You are right to be bothered by this narrative. You say you grew up with a father and brothers who were always there for you. This used to be the norm, however, in our brave new world, too many young men (and women) are raised in dysfunctional 'families' where there is no father or responsible male role model in their lives. This is particularly true for Maori.

Consequently, young men (and women) are raised in a context where they do not learn self discipline, deferred gratification, hope for the future, the value of education, reward for effort, respect for others and the rule of law.
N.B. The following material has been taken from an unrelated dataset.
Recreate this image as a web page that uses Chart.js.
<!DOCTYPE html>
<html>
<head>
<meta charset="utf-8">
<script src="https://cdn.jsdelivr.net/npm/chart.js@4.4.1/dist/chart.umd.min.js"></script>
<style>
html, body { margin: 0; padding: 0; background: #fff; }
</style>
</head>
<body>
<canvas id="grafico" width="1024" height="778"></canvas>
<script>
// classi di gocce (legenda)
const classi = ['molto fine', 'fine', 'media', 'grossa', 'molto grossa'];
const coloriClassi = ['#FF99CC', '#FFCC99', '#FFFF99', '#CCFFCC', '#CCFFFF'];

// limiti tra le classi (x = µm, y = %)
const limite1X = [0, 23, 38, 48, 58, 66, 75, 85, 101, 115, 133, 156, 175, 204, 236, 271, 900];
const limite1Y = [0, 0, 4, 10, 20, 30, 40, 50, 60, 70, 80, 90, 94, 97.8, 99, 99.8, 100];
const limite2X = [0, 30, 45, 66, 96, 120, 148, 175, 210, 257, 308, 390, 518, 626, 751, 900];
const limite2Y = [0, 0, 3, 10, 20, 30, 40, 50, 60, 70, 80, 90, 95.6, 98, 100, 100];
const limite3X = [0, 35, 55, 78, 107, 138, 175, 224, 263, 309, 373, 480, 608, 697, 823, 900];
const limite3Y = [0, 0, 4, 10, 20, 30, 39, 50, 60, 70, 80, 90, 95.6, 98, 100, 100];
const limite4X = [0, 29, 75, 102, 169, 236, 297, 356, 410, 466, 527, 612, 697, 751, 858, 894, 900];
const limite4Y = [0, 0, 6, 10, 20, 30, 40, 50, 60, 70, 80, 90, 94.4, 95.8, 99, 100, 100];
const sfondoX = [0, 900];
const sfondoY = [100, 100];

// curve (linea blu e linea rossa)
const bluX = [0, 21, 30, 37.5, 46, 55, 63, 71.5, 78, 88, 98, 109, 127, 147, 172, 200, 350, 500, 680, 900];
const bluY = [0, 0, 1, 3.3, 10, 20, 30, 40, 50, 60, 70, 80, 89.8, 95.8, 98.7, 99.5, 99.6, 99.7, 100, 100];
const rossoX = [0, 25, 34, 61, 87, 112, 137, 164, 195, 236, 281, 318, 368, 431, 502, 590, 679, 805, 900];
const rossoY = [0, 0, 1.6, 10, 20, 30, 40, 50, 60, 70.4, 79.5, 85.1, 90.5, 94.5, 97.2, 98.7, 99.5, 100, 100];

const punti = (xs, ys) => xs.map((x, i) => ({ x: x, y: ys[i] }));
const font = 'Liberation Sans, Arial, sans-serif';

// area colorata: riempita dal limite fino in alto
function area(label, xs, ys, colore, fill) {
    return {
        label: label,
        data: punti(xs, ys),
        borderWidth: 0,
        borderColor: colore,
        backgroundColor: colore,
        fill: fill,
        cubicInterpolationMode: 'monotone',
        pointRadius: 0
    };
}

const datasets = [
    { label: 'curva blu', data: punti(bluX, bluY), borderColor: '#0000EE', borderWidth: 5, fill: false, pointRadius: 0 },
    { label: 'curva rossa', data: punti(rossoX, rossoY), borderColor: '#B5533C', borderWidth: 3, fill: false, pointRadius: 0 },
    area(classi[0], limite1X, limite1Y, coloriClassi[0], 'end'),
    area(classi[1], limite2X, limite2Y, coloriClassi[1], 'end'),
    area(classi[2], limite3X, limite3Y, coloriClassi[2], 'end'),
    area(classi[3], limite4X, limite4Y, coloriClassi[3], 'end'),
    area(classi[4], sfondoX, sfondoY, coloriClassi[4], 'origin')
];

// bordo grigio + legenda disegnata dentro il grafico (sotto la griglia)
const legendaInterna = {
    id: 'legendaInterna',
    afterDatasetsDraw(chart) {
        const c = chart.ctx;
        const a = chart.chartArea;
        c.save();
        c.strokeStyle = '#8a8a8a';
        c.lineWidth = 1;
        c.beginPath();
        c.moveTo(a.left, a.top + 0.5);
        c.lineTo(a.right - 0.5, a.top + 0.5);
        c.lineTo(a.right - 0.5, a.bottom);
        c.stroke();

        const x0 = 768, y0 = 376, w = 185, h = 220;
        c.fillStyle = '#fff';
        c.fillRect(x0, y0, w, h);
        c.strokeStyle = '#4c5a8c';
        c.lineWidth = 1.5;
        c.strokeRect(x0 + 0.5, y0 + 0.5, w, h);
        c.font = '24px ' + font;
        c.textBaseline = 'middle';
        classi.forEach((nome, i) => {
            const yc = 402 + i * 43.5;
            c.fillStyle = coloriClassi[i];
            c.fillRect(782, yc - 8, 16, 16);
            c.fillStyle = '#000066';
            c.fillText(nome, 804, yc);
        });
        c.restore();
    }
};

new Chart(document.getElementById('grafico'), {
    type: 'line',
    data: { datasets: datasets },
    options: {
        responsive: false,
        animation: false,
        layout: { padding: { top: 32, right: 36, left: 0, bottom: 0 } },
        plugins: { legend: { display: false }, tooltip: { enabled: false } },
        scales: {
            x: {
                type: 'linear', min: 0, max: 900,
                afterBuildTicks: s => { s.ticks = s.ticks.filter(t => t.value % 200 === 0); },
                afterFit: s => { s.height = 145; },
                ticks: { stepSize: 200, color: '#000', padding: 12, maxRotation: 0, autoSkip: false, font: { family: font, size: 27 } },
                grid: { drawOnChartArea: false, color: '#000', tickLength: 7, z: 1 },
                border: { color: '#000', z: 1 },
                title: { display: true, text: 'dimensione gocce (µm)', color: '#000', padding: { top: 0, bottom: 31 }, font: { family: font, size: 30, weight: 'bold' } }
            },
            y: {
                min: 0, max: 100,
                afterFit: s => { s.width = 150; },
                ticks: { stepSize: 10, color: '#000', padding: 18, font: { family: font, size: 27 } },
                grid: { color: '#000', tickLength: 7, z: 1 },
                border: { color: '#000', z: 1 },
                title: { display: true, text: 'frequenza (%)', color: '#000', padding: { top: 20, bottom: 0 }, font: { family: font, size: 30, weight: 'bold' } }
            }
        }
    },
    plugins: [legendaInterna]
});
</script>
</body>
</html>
They are disproportionately affected by 'family' violence, sexual abuse, addiction, educational failure and State funded poverty.
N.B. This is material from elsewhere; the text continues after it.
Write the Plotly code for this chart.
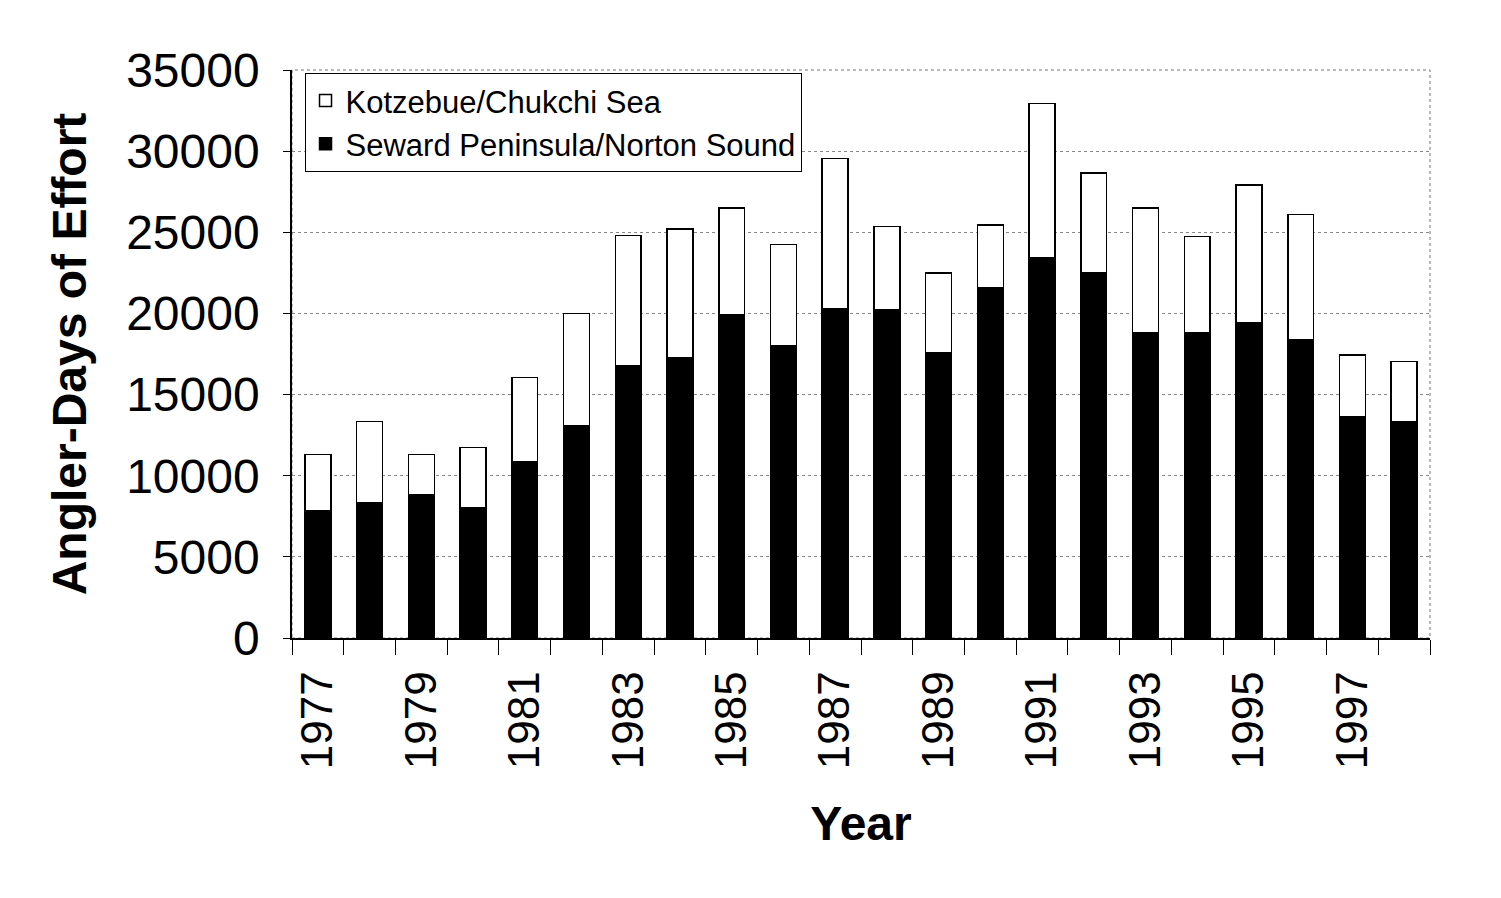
import plotly.graph_objects as go

years = list(range(1977, 1999))
seward = [7850, 8350, 8800, 8000, 10850, 13100, 16800, 17300, 19900, 18000, 20300,
          20200, 17600, 21600, 23450, 22500, 18800, 18800, 19400, 18400, 13650, 13300]
total = [11300, 13350, 11300, 11750, 16050, 20000, 24800, 25200, 26500, 24250, 29550,
         25350, 22500, 25450, 32950, 28650, 26500, 24750, 27900, 26100, 17450, 17050]
kotzebue = [t - s for t, s in zip(total, seward)]
tick_years = list(range(1977, 1999, 2))

FONT = "Arial, Liberation Sans, sans-serif"

fig = go.Figure()
fig.add_trace(go.Bar(x=years, y=seward, name="Seward Peninsula/Norton Sound",
                     marker=dict(color="black", line=dict(color="black", width=1.5))))
fig.add_trace(go.Bar(x=years, y=kotzebue, name="Kotzebue/Chukchi Sea",
                     marker=dict(color="white", line=dict(color="black", width=1.5))))

fig.update_layout(
    barmode="stack",
    bargap=0.5,
    width=1501, height=898,
    margin=dict(l=284, r=79, t=62, b=268, autoexpand=False),
    paper_bgcolor="white", plot_bgcolor="white",
    font=dict(family=FONT, color="black"),
    legend=dict(x=0.011, y=0.995, xanchor="left", yanchor="top",
                traceorder="reversed", bgcolor="white",
                bordercolor="black", borderwidth=1,
                font=dict(size=31, family=FONT), itemwidth=30),
    showlegend=True,
)
fig.update_xaxes(
    range=[1976.5, 1998.5],
    tickmode="array", tickvals=tick_years, ticktext=[str(y) for y in tick_years],
    tickangle=-90, tickfont=dict(size=44, family=FONT),
    ticks="", ticklabelstandoff=14,
    minor=dict(tick0=1976.5, dtick=1, ticks="outside", ticklen=15, tickcolor="black", showgrid=False),
    showline=True, linecolor="black", linewidth=1.5,
    showgrid=False, zeroline=False, automargin=False,
    title=dict(text="<b>Year</b>", font=dict(size=48, family=FONT), standoff=38),
)
fig.update_yaxes(
    range=[0, 35000], dtick=5000, tickformat="d",
    tickfont=dict(size=48, family=FONT),
    ticks="outside", ticklen=7, tickcolor="black", ticklabelstandoff=14,
    showline=True, linecolor="black", linewidth=1.5,
    showgrid=True, gridcolor="#888888", griddash="dot", gridwidth=1,
    zeroline=False, automargin=False,
    title=dict(text="<b>Angler-Days of Effort</b>", font=dict(size=48, family=FONT), standoff=24),
)
fig.add_shape(type="rect", xref="paper", yref="paper", x0=0, x1=1, y0=0, y1=1,
              line=dict(color="#777777", width=1, dash="dot"), layer="below")

fig.write_html("out.html")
Successive Governments have funded this dysfunction through entitlement welfare until this present day, where we now have tens (hundreds) of thousands of New Zealanders who have embraced learned helplessness - an entrenched inter-generational, underclass of our own making.

None of this will change until those who are most affected, and that is Maori, begin to own up to their failures, and call out those in their midst who are predominantly responsible, and that is feckless young men who (to be fair to them have few role models) must be held accountable for the mayhem they are causing for their own people.

There is no political solution to this problem. The only answer is a transformed life that takes place following an encounter with the Living God, through the person of Jesus Christ. That is my experience, and my prayer for those whose lives are blighted by family violence and inter-generational dysfunction.

Julia du Fresne said...

By far the worst domestic violence is inflicted in our common first home, the womb, by abortion; inflicted in the first instance by women who may genuinely believe they are forced to do it and probably lack the traditional male support which would obviate it, but still take the decision to kill their own child.
And one reason for the lack of that traditional male support is sub-conscious but very real resentment inherited from fathers whose other children were killed by abortion, perhaps without the fathers' agreement, and their own resentment at the loss of siblings to abortion.
Abortion violates the law of 'do unto others as you would have them do to you'; the result is seen in operation in our society, at full and malevolent force.